One player struggled more than others. Rookie right tackle Anthony Davis, the first-round draft pick who started all 16 games in his first season last year, produced the third-worst pass blocking efficiency (PBE) rating in the league among right tackles.

The PBE is a formula Pro Football Focus applied to each NFL offensive lineman with at least 200 snaps in pass protection last year. The formula equates a quarterback hit or hurry to 0.75 of a sack. Here's the breakdown of how the formula is derived:

((Sacks + (0.75 * Hits) + (0.75 * Hurries)) / Pass Pro Snaps) * 100

The lower number produced by this formula, the better. Davis, playing 588 snaps that began as passing plays – the most of any San Francisco tackle in 2010 – had a PBE of 7.99. The right tackle with the best PBE, Seattle's Sean Lockler, finished at 3.08.

In this formula, the league's best tackle in pass protection last season was Miami left tackle Jake Long with a 2.71 PBE. Surprisingly, San Francisco veteran Barry Sims made the top 15 (at No. 15) at left tackle with a 5.24 PBE. Sims, who started the final seven games of the season after regular Joe Staley suffered a fractured fibula in mid-November, played 234 passing snaps, by far the fewest of among the leaders on this list.

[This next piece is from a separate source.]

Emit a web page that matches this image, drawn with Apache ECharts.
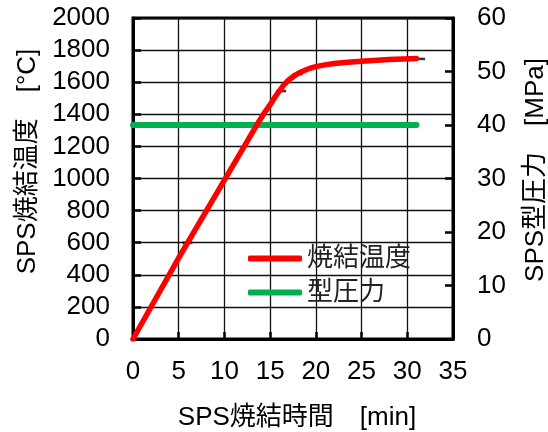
<!DOCTYPE html>
<html>
<head>
<meta charset="utf-8">
<script src="https://cdn.jsdelivr.net/npm/echarts@6/dist/echarts.min.js"></script>
<style>
html,body{margin:0;padding:0;background:#fff;}
#chart{width:548px;height:432px;}
</style>
</head>
<body>
<div id="chart"></div>
<script>
// ---- data ----
var tempTime = [0, 5, 10, 13.5, 14.5, 15, 15.5, 16, 16.5, 17, 17.5, 18, 18.5, 19, 19.5, 20, 21, 22, 23.5, 25, 28, 31];
var tempValue = [0, 505, 990, 1330, 1420, 1460, 1505, 1545, 1583, 1612, 1634, 1653, 1667, 1679, 1689, 1697, 1708, 1716, 1724, 1731, 1741, 1748];
var pressTime = [0, 31];
var pressValue = [40, 40];
var dashTime = [5.95, 16.2, 18.0, 31.4];
var dashValue = [600, 1545, 1650, 1745];
var xTicks = [0, 5, 10, 15, 20, 25, 30, 35];
var leftTicks = [0, 200, 400, 600, 800, 1000, 1200, 1400, 1600, 1800, 2000];
var rightTicks = [0, 10, 20, 30, 40, 50, 60];
var seriesNames = ['焼結温度', '型圧力'];
var xTitle = 'SPS焼結時間　[min]';
var leftTitle = 'SPS焼結温度　[°C]';
var rightTitle = 'SPS型圧力　[MPa]';

function pairs(xs, ys) { return xs.map(function (x, i) { return [x, ys[i]]; }); }
function plain(v) { return String(v); }

var FONT = "'Liberation Sans', 'Noto Sans CJK JP', sans-serif";
var FS = 26;

var chart = echarts.init(document.getElementById('chart'), null, {renderer: 'canvas'});
chart.setOption({
  animation: false,
  backgroundColor: '#fff',
  textStyle: {fontFamily: FONT},
  grid: {left: 133, right: 95, top: 18, bottom: 93, show: true, borderColor: '#000', borderWidth: 3, backgroundColor: 'transparent'},
  legend: {
    data: seriesNames,
    orient: 'vertical',
    left: 243, top: 240,
    itemWidth: 54, itemHeight: 6,
    itemGap: 7,
    icon: 'roundRect',
    textStyle: {fontSize: FS, lineHeight: 27, color: '#222', fontFamily: FONT}
  },
  xAxis: {
    type: 'value', min: xTicks[0], max: xTicks[xTicks.length - 1], interval: 5,
    axisLine: {lineStyle: {color: '#000', width: 3}},
    axisTick: {inside: true, length: 7, lineStyle: {color: '#000', width: 2.5}},
    axisLabel: {fontSize: FS, color: '#000', margin: 20, fontFamily: FONT, formatter: plain},
    splitLine: {show: true, lineStyle: {color: '#111', width: 1.3}}
  },
  yAxis: [{
    type: 'value', min: leftTicks[0], max: leftTicks[leftTicks.length - 1], interval: 200,
    axisLine: {show: true, lineStyle: {color: '#000', width: 3}},
    axisTick: {show: true, inside: true, length: 8, lineStyle: {color: '#000', width: 2.5}},
    axisLabel: {fontSize: FS, color: '#000', margin: 23, fontFamily: FONT, formatter: plain},
    splitLine: {show: true, lineStyle: {color: '#111', width: 1.3}}
  }, {
    type: 'value', min: rightTicks[0], max: rightTicks[rightTicks.length - 1], interval: 10,
    position: 'right',
    axisLine: {show: true, lineStyle: {color: '#000', width: 3}},
    axisTick: {show: true, inside: true, length: 8, lineStyle: {color: '#000', width: 2.5}},
    axisLabel: {fontSize: FS, color: '#000', margin: 24, fontFamily: FONT, formatter: plain},
    splitLine: {show: false}
  }],
  graphic: [
    {type: 'text', silent: true, x: 297, y: 418,
     style: {text: xTitle, font: FS + 'px ' + FONT, fill: '#000', textAlign: 'center', textVerticalAlign: 'middle'}},
    {type: 'text', silent: true, x: 28, y: 161.5, rotation: Math.PI / 2,
     style: {text: leftTitle, font: FS + 'px ' + FONT, fill: '#000', textAlign: 'center', textVerticalAlign: 'middle'}},
    {type: 'text', silent: true, x: 536, y: 170, rotation: Math.PI / 2,
     style: {text: rightTitle, font: FS + 'px ' + FONT, fill: '#000', textAlign: 'center', textVerticalAlign: 'middle'}}
  ],
  series: [{
    name: '_marks', type: 'scatter', yAxisIndex: 0, z: 1,
    symbol: 'rect', symbolSize: [10, 2.5],
    itemStyle: {color: '#000'},
    data: pairs(dashTime, dashValue)
  }, {
    name: seriesNames[0], type: 'line', yAxisIndex: 0, z: 3,
    data: pairs(tempTime, tempValue),
    smooth: false,
    showSymbol: false, symbol: 'none',
    itemStyle: {color: '#FF0000'},
    lineStyle: {color: '#FF0000', width: 5.5, cap: 'round', join: 'round'}
  }, {
    name: seriesNames[1], type: 'line', yAxisIndex: 1, z: 2,
    data: pairs(pressTime, pressValue),
    showSymbol: false, symbol: 'none',
    itemStyle: {color: '#00B050'},
    lineStyle: {color: '#00B050', width: 6, cap: 'round'}
  }]
});
</script>
</body>
</html>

Staley, who played 338 passing snaps before being injured, ranked as the league's 12th-worst left tackle with a PBE of 6.14.

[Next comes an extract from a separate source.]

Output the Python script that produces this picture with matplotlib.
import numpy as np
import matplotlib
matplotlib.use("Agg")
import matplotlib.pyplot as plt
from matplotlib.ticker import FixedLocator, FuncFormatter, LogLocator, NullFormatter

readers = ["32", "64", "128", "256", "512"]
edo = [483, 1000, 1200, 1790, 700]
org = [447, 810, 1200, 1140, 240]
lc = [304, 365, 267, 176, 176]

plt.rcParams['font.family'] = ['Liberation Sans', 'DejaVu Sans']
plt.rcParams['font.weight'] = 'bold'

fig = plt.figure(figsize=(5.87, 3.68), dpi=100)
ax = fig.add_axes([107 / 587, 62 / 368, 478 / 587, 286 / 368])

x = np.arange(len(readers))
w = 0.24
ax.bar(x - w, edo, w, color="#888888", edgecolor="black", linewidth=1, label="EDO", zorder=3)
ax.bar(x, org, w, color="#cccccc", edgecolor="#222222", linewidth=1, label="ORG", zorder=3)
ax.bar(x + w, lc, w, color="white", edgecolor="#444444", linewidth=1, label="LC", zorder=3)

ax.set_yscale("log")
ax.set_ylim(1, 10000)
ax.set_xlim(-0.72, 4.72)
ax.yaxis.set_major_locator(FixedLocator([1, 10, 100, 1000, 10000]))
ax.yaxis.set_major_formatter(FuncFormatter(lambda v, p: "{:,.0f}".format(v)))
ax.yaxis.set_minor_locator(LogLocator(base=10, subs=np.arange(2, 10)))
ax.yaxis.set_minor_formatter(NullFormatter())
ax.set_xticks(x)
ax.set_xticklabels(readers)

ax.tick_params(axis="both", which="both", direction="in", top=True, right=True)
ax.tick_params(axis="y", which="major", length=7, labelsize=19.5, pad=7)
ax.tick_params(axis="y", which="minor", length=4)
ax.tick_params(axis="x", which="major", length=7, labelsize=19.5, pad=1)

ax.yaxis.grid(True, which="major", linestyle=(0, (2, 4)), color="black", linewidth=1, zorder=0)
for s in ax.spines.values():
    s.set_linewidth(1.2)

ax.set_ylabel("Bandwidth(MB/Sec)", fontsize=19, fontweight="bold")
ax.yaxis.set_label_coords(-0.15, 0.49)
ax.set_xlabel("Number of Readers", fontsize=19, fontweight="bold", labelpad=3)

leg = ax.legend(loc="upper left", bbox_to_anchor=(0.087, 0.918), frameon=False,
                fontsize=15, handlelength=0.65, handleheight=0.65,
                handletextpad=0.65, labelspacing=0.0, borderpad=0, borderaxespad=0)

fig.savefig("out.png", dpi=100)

So, using this formula, San Francisco's starting tackles were hardly up to par in pass protection last season, and they are the two players that usually face the most withering pressure on passing downs.

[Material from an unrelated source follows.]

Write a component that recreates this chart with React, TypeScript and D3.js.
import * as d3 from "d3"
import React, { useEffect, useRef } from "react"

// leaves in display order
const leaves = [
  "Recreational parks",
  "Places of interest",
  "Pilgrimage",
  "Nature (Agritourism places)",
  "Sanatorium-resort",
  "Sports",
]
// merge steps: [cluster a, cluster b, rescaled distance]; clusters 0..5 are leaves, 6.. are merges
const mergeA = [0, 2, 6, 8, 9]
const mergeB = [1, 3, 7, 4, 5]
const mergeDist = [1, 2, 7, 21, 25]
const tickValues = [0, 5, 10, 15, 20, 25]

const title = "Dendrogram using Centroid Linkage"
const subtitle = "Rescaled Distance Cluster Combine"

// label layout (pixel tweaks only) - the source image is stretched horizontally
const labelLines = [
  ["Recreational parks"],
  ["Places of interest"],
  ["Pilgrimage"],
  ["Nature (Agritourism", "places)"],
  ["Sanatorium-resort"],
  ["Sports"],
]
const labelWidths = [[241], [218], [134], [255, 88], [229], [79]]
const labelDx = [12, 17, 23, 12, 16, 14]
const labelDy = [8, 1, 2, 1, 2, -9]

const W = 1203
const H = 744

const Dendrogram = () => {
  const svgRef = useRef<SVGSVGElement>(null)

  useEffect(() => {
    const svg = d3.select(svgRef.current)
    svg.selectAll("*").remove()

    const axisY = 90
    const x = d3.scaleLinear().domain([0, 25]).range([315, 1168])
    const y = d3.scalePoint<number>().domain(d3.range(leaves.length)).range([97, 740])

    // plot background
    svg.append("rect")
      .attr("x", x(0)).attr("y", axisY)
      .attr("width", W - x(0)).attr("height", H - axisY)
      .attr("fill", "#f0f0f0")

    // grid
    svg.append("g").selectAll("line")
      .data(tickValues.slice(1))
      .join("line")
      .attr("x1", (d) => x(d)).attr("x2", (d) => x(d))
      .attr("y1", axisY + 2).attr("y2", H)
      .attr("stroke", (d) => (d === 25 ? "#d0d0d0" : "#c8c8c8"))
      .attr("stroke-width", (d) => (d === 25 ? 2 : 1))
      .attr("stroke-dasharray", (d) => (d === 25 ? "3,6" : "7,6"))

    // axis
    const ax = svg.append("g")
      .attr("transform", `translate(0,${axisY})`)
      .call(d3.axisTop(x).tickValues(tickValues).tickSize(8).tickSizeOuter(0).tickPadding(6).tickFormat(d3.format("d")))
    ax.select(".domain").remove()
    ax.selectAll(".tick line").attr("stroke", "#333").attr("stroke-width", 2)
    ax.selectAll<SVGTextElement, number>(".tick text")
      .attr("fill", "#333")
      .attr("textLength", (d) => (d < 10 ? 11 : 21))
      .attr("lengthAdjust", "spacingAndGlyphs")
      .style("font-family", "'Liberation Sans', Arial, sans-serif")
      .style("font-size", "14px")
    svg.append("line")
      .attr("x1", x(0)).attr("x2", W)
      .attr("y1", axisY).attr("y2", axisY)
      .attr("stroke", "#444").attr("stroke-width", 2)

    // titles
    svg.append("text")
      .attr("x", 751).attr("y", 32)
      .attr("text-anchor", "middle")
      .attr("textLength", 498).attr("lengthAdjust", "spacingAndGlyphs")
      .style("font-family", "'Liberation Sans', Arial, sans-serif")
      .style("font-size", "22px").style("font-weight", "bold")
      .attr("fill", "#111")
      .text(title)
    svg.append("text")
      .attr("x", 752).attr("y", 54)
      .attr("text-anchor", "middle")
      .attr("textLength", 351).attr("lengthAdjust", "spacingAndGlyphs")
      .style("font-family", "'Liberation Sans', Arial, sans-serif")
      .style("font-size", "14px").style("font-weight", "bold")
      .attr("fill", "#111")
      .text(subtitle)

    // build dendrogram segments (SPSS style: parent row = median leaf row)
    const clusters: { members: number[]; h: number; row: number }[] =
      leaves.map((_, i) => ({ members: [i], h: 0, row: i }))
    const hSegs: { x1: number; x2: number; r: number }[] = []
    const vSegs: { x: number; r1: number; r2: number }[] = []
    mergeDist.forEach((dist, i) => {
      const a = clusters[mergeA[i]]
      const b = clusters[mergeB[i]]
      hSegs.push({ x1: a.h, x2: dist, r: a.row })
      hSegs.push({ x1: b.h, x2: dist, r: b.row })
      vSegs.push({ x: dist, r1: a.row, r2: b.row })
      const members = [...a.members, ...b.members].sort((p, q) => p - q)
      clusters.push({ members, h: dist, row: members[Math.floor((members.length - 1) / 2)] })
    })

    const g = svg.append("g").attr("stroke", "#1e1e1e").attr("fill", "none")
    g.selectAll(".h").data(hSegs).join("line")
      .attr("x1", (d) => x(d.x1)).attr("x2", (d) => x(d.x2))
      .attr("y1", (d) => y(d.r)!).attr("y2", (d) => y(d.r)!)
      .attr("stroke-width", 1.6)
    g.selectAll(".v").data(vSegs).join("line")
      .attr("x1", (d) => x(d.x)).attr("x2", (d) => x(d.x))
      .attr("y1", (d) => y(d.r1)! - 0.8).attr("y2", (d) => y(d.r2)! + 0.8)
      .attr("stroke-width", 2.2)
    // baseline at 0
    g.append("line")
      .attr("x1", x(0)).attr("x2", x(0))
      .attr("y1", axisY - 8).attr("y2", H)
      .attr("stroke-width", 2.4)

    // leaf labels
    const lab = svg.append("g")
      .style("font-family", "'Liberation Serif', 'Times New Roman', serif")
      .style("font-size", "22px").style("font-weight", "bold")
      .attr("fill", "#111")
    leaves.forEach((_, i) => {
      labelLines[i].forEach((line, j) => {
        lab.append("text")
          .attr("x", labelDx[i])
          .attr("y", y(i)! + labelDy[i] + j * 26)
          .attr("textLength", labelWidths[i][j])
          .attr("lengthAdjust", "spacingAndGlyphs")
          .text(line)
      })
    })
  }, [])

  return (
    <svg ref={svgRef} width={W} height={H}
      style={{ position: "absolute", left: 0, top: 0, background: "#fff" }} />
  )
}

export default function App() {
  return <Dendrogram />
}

San Francisco's offensive guards fared better. Rookie Mike Iupati started all 16 games for the 49ers at left guard and young veteran Chilo Rachal started 14 games at right guard. Neither appeared among the league's bottom 20 guards, which means each had a PBE of 4.09 or better.

Pro Football Focus listed only the top and bottom players at each position. The top-rated guard was Cincinnati's Bobbie Williams with a PBE of 1.59. The 20th-best guard was St. Louis' Richie Incognito at 2.72. The PBE of both Iupati and Rachal fell somewhere between 2.73 and 4.09.

Rachal has been wildly inconsistent since becoming a starter as a rookie in 2008 and often is considered a weak link in San Francisco's pass protection. He struggled in that area over the first half of last season, ultimately being benched in favor of veteran Adam Snyder, who started at right guard in place of Rachal in Week 10. But Rachal displayed significant progress over the second half of the season, finishing the year with five sacks and 15 quarterback hurries allowed.

While Iupati, Rachal and center David Baas all gave the 49ers good inside push for their run game, Baas also struggled in pass protection, according to this formula.

Baas, who had a solid season overall in his first year as San Francisco's starting center, winning the Bobb McKittrick award as the team's top offensive lineman of 2010, ranked as the league's fifth-worst center with a PBE of 3.27 based on 574 passing snaps. Indianapolis' Jeff Saturday, the league's top center, had a minuscule PBE of 0.80 in 746 passing snaps.

The 49ers also had low ratings at the secondary pass-blocking positions. Vernon Davis, generally known as a strong blocker, placed No. 8 among the league's bottom tight ends with a PBE of 6.16, with statistics showing he allowed five total pressures during the 69 pass-blocking snaps he played in 2010.

Frank Gore missed San Francisco's final five games last season with a fractured hip and did not appear in this year's top 15 or bottom 15 in PBE among running backs. But in Pro Football Focus' survey of NFL running backs between 2008-2010, Gore ranked No. 11 among the league's bottom performers at the position with a PBE of 6.44, allowing 24 pressures in 299 pass blocking snaps.

Gore appeared as a blocker in more passing snaps than all but one running back listed in the 2008-2010 survey, an indication he's on the field far too often in those contact situations and was being overworked by the team's previous coaching regime.

Taken both as a whole and individually, these ratings paint the 49ers as inferior in pass-blocking situations. That's an area in which Jim Harbaugh and his new coaching staff – which includes a new offensive line coach in Tim Drevno – has much to do this summer to improve, and Pro Football Focus just showed us why.